The show’s entertaining first season tracks the whereabouts of two FBI detectives in the 70s as they criss cross the country to speak with the era’s most sadistic rapists and murderers. On a tiny town tour from the likes of Salem, Oregon to Altoona, Pennsylvania we follow partners Holden Ford (Jonathan Groff, Frozen) and Bill Tensch (Holt McCallany, who had like one scene in Fight Club). They are on a quest to uncover some kind of a motive for the emergence of brutal and repeated incidents of Manson-level violence. Their methods are as distinct from each other as the conclusions they draw about their subjects’ extremely deviant behavior. Although they can’t capture the lighting in a bottle of True Detective's Matthew McConaughey and Woody Harrelson, it’s still pretty fun.
The real novelty of this first season and what makes it stick for me is that it turns the modern crime drama on its head. Today’s audience is smart. They know that everyone’s a suspect, especially the guy who just happened to find the body or willingly went down to the station house for questioning because he’s got nothing to hide.

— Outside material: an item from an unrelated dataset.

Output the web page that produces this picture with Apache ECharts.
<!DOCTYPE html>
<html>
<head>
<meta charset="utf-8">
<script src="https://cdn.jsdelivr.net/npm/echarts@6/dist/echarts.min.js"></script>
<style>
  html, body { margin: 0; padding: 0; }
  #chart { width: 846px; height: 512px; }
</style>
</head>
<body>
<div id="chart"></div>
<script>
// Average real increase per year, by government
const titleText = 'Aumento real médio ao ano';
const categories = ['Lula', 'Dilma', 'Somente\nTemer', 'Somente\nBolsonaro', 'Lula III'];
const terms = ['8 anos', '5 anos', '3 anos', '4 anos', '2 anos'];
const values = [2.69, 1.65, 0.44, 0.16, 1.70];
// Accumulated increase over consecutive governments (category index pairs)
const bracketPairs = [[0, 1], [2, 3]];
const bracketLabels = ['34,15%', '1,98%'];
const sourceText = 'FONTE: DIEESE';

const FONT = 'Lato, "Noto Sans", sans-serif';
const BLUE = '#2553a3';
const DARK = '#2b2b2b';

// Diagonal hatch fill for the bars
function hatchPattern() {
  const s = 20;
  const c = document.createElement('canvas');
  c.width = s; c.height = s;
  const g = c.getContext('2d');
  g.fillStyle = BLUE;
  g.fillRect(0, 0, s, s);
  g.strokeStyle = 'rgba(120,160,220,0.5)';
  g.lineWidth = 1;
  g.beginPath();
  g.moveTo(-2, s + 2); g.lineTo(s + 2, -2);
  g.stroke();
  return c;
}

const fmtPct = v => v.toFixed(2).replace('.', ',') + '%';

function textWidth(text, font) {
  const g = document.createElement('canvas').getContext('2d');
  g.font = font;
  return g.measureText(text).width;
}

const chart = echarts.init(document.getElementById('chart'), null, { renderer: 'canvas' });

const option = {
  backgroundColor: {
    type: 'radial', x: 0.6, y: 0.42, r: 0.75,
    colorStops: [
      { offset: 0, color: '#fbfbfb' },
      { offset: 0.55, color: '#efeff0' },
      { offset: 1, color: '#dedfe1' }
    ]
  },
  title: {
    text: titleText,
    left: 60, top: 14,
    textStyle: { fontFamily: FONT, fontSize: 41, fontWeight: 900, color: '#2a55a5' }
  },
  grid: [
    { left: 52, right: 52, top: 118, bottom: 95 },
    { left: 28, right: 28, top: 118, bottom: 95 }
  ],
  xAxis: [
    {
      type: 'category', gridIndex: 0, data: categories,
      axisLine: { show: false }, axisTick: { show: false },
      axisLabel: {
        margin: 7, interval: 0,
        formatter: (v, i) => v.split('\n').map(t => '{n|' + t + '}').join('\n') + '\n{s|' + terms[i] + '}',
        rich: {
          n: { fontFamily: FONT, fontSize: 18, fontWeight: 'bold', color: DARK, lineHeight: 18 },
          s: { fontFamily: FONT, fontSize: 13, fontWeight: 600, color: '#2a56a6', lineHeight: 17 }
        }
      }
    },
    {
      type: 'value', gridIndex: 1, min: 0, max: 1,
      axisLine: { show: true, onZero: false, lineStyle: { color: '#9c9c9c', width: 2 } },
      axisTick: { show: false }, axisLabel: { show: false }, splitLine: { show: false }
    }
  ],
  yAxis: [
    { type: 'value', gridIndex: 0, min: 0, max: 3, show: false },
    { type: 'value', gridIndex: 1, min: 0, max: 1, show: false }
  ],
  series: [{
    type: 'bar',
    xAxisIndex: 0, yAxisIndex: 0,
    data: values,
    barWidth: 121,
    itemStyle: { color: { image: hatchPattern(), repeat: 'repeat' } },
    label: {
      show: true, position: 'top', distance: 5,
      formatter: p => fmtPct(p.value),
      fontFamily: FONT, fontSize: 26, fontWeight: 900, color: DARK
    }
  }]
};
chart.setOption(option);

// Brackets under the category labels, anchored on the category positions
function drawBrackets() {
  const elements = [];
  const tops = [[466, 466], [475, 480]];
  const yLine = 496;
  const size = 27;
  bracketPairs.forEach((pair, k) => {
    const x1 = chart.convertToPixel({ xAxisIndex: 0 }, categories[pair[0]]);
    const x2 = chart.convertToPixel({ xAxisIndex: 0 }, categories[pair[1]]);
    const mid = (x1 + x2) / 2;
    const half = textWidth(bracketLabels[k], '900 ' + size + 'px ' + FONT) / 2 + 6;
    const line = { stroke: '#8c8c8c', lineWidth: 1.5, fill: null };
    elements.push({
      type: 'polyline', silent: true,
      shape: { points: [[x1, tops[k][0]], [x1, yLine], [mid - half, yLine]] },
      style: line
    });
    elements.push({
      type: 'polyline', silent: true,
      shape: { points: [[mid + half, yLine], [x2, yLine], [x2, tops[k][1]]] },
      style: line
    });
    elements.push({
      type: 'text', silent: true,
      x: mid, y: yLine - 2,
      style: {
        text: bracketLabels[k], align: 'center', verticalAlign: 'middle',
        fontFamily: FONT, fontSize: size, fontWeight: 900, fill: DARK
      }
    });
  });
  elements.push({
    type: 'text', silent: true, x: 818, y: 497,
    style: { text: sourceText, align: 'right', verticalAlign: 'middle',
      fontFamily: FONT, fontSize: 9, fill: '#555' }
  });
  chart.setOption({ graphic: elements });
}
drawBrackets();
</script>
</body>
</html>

But back in the 70s before serial killers were even a thing, it was anathema to the police to think anyone in their community was truly capable of heinous violence. They couldn’t spot the warning signs.
MINDHUNTER’s magic lies in those little moments where you zig and it zags. You see what’s really going on and get a fictional front row seat to the drama as the detectives and local cops play catch up. The escalation of this crackling suspense keeps you engaged. And in brief scenes before each episode’s visually stimulating intro, they are laying the groundwork for a promising second season showdown between the FBI and the BTK (that’s bind-torture-kill) Killer.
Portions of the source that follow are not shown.